For teams planning multi-chain deployment, this also intersects with chain-level differences covered in our EVM compatibility overview.
Solidity developer vs blockchain generalist
You may see candidates positioned as "full-stack blockchain engineers." Some are excellent, but many are broad and shallow.
For money-moving production logic, prefer a Solidity-first specialist for contract architecture, then add frontend/indexing support around them.
A practical staffing model:
- One senior Solidity smart contract developer owns contract design and reviews.
- One QA/security-minded engineer focuses on tests and attack-surface checks.
- Optional audit partner for external independent review.
If you need direct implementation support, our Solidity smart contract developer service is structured around this exact workflow.
Security-first delivery workflow
A reliable process should look like this:
- Specification phase Define roles, permissions, invariants, and failure states before coding.
- Implementation phase Build minimal contracts first, then extend with bounded features.
- Testing phase Add unit, integration, and fuzz tests with coverage goals.
- Pre-deploy review Run static analysis, gas checks, and manual threat review.
- Deployment and verification Deterministic deploy scripts, verified source, runbooks, and monitoring.
- Post-launch operations Alerting, incident playbook, upgrade governance, and periodic review.
When candidates cannot explain this lifecycle clearly, they are usually not ready for high-stakes systems.
Red flags during hiring
Watch for these warning signs:
- No shipped addresses or repos to review.
- No testing examples beyond basic happy paths.
- "Audit later" mindset with no security plan.
- Over-focus on speed and under-focus on operations.
- No explanation of upgrade strategy for future releases.
A trustworthy Solidity smart contract developer will discuss tradeoffs, failure modes, and constraints before promising timelines.
Cost expectations and pricing models
Pricing depends on complexity, not only lines of code. A token contract and a permissioned DeFi system are different risk classes.
Common models:
- Fixed scope: good for clearly bounded contracts with stable requirements.
- Milestone-based: useful when specs evolve but checkpoints are defined.

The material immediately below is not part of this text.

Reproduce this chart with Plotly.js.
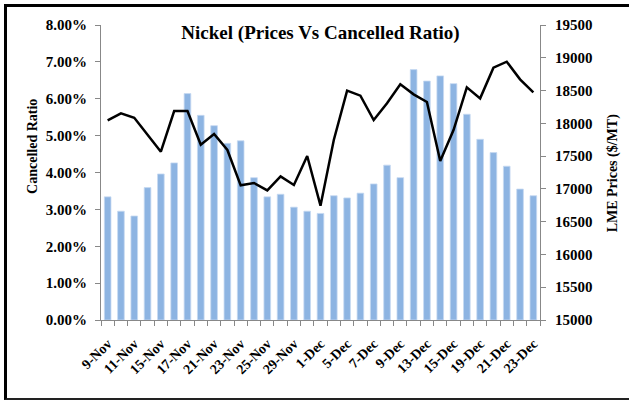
<!DOCTYPE html>
<html>
<head>
<meta charset="utf-8">
<script src="https://cdn.plot.ly/plotly-3.0.1.min.js"></script>
<style>
  html, body { margin: 0; padding: 0; background: #fff; }
  #wrap { position: relative; width: 629px; height: 400px; overflow: hidden; }
  #chart { position: absolute; left: 0; top: 0; width: 629px; height: 400px; }
  #frame { position: absolute; left: 4px; top: 4px; width: 640px; height: 391px;
           border-top: 3px solid #000; border-left: 3px solid #000; border-bottom: 2px solid #222;
           pointer-events: none; }
</style>
</head>
<body>
<div id="wrap">
  <div id="chart"></div>
  <div id="frame"></div>
</div>
<script>
const dates = ["9-Nov","10-Nov","11-Nov","14-Nov","15-Nov","16-Nov","17-Nov","18-Nov",
  "21-Nov","22-Nov","23-Nov","24-Nov","25-Nov","28-Nov","29-Nov","30-Nov",
  "1-Dec","2-Dec","5-Dec","6-Dec","7-Dec","8-Dec","9-Dec","12-Dec",
  "13-Dec","14-Dec","15-Dec","16-Dec","19-Dec","20-Dec","21-Dec","22-Dec","23-Dec"];

const cancelledRatio = [0.0334,0.0295,0.0282,0.0359,0.0396,0.0426,0.0614,0.0555,
  0.0527,0.0479,0.0486,0.0386,0.0334,0.0341,0.0306,0.0295,
  0.0289,0.0337,0.0331,0.0344,0.0369,0.0420,0.0386,0.0679,
  0.0648,0.0662,0.0641,0.0558,0.0490,0.0454,0.0417,0.0355,0.0337];

const lmePrices = [18046,18153,18086,17822,17567,18188,18188,17674,
  17837,17593,17054,17090,16978,17191,17059,17502,
  16744,17746,18498,18422,18051,18305,18595,18442,
  18325,17425,17898,18549,18381,18849,18940,18671,18473];

const tickLabels = dates.map((d, i) => (i % 2 === 0 ? d : ""));
const ratioTicks = [0,0.01,0.02,0.03,0.04,0.05,0.06,0.07,0.08];
const priceTicks = [15000,15500,16000,16500,17000,17500,18000,18500,19000,19500];

const fontFam = "'Liberation Serif', 'DejaVu Serif', serif";
const tickFont = { family: fontFam, size: 15, color: "#000", weight: "bold" };

const traces = [
  {
    type: "bar",
    x: dates,
    y: cancelledRatio,
    name: "Cancelled Ratio",
    marker: { color: "#8DB4E2", line: { color: "#C6D9F1", width: 0.8 } },
    yaxis: "y"
  },
  {
    type: "scatter",
    mode: "lines",
    x: dates,
    y: lmePrices,
    name: "LME Prices",
    line: { color: "#000000", width: 2.5 },
    yaxis: "y2"
  }
];

const layout = {
  width: 629,
  height: 400,
  margin: { l: 101, r: 89, t: 25, b: 80 },
  paper_bgcolor: "#ffffff",
  plot_bgcolor: "#ffffff",
  showlegend: false,
  bargap: 0.5,
  font: { family: fontFam, color: "#000", size: 13 },
  title: {
    text: "<b>Nickel (Prices Vs Cancelled Ratio)</b>",
    font: { family: fontFam, size: 19, color: "#000" },
    x: 0.5, xref: "paper", xanchor: "center",
    y: 0.918, yref: "container", yanchor: "middle"
  },
  xaxis: {
    type: "category",
    tickmode: "array",
    tickvals: dates,
    ticktext: tickLabels,
    tickson: "boundaries",
    ticks: "outside",
    ticklen: 5,
    tickcolor: "#888",
    tickangle: -45,
    ticklabelstandoff: 9,
    tickfont: { family: fontFam, size: 14, color: "#000", weight: "bold" },
    showline: true,
    linecolor: "#888",
    linewidth: 1,
    showgrid: false,
    zeroline: false
  },
  yaxis: {
    range: [0, 0.08],
    tickmode: "array",
    tickvals: ratioTicks,
    tickformat: ".2%",
    ticks: "outside",
    ticklen: 5,
    tickcolor: "#888",
    ticklabelstandoff: 5,
    tickfont: tickFont,
    showline: true,
    linecolor: "#888",
    linewidth: 1,
    showgrid: false,
    zeroline: false
  },
  yaxis2: {
    overlaying: "y",
    side: "right",
    range: [15000, 19500],
    tickmode: "array",
    tickvals: priceTicks,
    tickformat: "d",
    ticks: "outside",
    ticklen: 5,
    tickcolor: "#888",
    ticklabelstandoff: 6,
    tickfont: tickFont,
    showline: true,
    linecolor: "#888",
    linewidth: 1,
    showgrid: false,
    zeroline: false
  },
  annotations: [
    {
      text: "<b>Cancelled Ratio</b>",
      xref: "paper", yref: "paper",
      x: -0.155, y: 0.59,
      xanchor: "center", yanchor: "middle",
      textangle: -90, showarrow: false,
      font: { family: fontFam, size: 14, color: "#000" }
    },
    {
      text: "<b>LME Prices ($/MT)</b>",
      xref: "paper", yref: "paper",
      x: 1.166, y: 0.5,
      xanchor: "center", yanchor: "middle",
      textangle: -90, showarrow: false,
      font: { family: fontFam, size: 14, color: "#000" }
    }
  ]
};

Plotly.newPlot("chart", traces, layout, { displayModeBar: false, staticPlot: true });
</script>
</body>
</html>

- Dedicated capacity: best for long-running protocols with iterative releases.
Whatever model you choose, include budget for:
- test coverage and QA,
- security review and remediation,
- deployment hardening,
- post-launch monitoring.
Cutting these steps reduces invoices in the short term and increases incident risk in the long term.
30-day hiring and delivery plan
If you need to move quickly with low chaos:
- Week 1: finalize specs, acceptance criteria, and threat assumptions.
- Week 2: implement MVP contracts with tests.
- Week 3: strengthen security, fuzzing, and deployment scripts.
- Week 4: external review, deploy, verify, and monitor.
This gives you an execution cadence that supports both launch pressure and security posture.
Frequently asked questions
What does a Solidity smart contract developer do?
A Solidity smart contract developer designs, writes, tests, and deploys smart contracts on EVM-compatible chains, then supports upgrade and incident workflows in production.
How do I verify a Solidity developer's quality before hiring?
Request shipped contract addresses, sample tests, security notes, and a deployment checklist. Ask how they handle upgrades and incident response.
Should I hire one developer or a team for smart contracts?
For simple prototypes, one senior developer may be enough. For production systems handling funds, pair development with dedicated testing and security review.
How much does Solidity smart contract development cost?
It depends on complexity and risk. Budget for testing and security from day one, not only implementation.
Final takeaway
The right Solidity smart contract developer is not just someone who can compile contracts. It is someone who can protect business logic under real-world pressure.